** BEGIN **

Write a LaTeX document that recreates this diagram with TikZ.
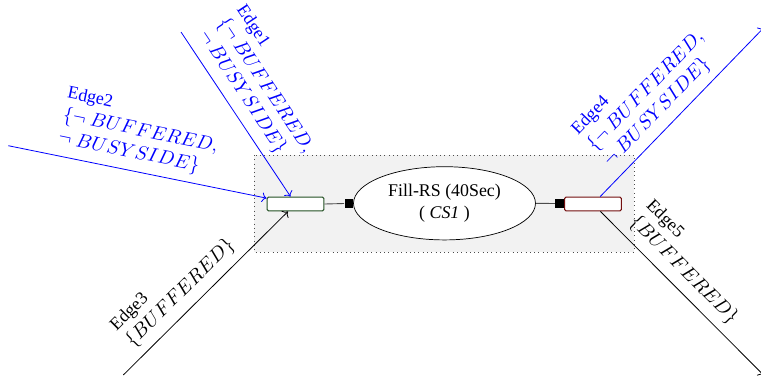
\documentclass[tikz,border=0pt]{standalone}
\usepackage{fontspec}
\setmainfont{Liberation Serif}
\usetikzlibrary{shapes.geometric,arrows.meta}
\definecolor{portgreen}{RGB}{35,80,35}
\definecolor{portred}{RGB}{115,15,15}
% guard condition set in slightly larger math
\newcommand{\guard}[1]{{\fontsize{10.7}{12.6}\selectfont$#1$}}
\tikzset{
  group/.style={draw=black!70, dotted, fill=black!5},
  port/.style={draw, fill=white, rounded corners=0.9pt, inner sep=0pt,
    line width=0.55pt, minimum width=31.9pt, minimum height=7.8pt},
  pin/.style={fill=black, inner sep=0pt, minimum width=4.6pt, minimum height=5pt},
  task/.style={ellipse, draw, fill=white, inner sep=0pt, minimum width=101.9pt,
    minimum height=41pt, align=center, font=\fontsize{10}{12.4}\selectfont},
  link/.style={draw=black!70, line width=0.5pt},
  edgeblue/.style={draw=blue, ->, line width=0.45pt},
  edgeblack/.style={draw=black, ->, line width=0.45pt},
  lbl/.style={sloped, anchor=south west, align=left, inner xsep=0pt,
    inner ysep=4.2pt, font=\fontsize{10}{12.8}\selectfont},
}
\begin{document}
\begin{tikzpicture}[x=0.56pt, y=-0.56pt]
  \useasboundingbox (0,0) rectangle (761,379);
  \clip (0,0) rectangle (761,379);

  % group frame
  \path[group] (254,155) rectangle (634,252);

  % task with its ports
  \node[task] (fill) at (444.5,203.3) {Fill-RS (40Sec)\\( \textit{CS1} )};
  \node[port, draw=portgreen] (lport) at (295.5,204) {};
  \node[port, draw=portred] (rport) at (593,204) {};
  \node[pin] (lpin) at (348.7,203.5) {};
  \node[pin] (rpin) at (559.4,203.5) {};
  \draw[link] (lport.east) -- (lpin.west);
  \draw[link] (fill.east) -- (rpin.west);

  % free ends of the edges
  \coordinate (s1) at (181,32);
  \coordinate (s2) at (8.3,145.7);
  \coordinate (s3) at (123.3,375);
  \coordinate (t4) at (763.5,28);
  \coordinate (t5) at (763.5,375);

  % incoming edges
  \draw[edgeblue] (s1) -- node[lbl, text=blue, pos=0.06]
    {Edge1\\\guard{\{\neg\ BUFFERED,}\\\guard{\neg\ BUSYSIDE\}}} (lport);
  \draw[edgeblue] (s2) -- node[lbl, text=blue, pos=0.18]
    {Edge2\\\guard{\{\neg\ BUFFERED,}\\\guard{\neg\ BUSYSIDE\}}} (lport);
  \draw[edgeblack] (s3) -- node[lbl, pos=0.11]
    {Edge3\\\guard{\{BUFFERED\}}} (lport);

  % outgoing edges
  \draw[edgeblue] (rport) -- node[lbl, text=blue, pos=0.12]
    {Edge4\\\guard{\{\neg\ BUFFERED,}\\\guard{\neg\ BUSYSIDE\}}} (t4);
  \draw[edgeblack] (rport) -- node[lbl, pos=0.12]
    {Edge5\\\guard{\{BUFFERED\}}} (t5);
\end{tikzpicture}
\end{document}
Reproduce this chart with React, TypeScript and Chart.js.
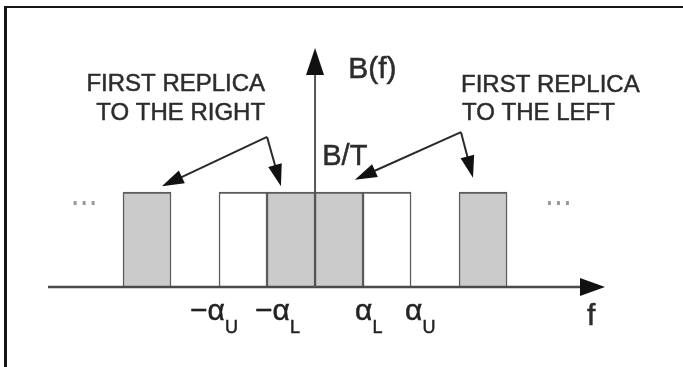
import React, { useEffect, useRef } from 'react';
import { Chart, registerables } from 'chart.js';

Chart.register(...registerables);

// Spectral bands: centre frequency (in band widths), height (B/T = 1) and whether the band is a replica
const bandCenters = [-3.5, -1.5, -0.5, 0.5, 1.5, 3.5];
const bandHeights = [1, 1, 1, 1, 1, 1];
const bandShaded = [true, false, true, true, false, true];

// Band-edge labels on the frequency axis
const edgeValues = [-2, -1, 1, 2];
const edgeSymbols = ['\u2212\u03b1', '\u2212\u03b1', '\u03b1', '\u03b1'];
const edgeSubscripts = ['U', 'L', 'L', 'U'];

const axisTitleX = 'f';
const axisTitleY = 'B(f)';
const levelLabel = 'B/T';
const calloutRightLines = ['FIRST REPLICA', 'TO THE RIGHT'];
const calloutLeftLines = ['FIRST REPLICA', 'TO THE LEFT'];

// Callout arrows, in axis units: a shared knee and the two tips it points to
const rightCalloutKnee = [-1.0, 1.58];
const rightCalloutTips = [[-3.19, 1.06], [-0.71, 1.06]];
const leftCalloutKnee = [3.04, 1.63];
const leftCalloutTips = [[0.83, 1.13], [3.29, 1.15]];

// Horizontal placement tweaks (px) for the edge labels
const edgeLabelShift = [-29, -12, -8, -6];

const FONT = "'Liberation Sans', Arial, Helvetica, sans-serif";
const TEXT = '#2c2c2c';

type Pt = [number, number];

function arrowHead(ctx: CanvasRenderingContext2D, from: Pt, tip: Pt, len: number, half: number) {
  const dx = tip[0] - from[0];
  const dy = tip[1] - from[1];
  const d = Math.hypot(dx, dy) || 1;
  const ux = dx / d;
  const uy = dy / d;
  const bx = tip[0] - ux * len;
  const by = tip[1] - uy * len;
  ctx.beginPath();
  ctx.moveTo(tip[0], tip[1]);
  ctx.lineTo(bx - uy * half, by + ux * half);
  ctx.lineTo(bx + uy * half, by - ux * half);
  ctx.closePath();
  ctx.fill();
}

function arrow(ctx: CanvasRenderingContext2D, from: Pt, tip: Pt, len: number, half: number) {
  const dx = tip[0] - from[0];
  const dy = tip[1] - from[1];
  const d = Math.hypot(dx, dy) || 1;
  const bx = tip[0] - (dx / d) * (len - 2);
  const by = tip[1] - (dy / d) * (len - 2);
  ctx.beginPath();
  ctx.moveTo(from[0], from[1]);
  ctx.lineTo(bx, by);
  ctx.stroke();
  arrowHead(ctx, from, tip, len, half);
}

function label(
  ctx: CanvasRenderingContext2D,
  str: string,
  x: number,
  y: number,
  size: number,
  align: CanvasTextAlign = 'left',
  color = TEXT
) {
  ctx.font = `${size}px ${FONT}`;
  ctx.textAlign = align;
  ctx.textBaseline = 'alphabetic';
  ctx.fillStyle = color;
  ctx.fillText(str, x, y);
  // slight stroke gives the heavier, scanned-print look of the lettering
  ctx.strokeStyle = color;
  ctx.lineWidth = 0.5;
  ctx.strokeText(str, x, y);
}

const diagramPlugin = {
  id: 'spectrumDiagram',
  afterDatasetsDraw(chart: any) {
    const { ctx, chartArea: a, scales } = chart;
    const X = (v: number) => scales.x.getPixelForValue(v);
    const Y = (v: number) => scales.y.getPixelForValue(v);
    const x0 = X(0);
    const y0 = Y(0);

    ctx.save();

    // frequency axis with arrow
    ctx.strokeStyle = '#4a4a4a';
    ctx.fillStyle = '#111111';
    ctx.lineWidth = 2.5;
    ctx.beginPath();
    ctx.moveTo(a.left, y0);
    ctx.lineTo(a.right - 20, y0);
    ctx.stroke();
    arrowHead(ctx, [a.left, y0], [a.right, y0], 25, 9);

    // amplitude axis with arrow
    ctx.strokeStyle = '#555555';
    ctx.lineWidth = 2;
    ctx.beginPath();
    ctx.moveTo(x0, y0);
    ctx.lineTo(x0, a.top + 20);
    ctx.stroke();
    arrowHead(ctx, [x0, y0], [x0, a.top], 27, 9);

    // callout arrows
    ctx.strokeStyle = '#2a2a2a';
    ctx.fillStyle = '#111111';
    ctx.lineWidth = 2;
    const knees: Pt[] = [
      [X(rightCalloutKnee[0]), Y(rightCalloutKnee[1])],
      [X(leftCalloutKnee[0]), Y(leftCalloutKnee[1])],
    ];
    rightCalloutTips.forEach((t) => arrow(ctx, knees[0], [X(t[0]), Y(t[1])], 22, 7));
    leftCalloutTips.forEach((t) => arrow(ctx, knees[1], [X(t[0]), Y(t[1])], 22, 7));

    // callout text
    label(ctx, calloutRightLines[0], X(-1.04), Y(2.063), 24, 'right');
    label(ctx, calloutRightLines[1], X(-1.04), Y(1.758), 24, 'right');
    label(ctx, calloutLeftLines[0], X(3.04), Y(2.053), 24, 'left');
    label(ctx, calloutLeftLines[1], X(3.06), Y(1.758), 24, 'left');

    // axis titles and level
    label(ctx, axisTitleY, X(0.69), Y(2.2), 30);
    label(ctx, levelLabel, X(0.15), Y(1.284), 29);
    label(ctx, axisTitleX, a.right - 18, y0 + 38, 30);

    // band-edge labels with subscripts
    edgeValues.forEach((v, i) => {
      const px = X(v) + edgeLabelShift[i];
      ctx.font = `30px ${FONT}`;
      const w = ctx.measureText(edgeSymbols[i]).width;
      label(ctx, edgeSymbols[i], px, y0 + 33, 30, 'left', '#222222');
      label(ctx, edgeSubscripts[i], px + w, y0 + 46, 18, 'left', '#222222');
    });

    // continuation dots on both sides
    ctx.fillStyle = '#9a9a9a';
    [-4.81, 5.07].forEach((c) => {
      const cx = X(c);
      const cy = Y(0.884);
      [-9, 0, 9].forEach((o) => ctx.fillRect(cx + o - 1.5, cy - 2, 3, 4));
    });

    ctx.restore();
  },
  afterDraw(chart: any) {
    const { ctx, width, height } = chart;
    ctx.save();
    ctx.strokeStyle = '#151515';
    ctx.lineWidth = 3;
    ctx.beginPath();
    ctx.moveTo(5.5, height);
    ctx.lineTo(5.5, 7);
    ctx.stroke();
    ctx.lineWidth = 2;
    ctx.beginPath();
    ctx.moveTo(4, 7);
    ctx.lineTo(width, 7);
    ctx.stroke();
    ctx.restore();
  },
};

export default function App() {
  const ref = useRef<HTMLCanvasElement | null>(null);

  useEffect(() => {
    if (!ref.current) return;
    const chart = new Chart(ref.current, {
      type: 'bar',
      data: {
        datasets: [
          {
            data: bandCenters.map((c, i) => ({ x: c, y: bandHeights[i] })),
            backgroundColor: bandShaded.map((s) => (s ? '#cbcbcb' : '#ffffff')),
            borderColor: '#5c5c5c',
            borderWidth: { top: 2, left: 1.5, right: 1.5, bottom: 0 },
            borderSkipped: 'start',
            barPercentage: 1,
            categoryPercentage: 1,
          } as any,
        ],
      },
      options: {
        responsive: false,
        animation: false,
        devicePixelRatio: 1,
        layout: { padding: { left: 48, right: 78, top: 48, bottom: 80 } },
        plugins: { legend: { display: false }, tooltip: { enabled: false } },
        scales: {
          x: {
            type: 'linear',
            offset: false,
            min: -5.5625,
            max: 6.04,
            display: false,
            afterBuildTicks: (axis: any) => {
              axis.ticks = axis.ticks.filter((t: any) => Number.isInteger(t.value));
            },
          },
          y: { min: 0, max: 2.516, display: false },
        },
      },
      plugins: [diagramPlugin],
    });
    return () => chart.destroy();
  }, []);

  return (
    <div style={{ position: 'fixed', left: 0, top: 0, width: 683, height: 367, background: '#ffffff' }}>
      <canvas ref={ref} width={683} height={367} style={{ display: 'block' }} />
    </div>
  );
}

** END **

» **Given exercise**: Gather and copy every line of the data in which the string "this" is found.

» **The reply**:
Write a LaTeX document that recreates this diagram with TikZ.
Reproduce this chart with React, TypeScript and Chart.js.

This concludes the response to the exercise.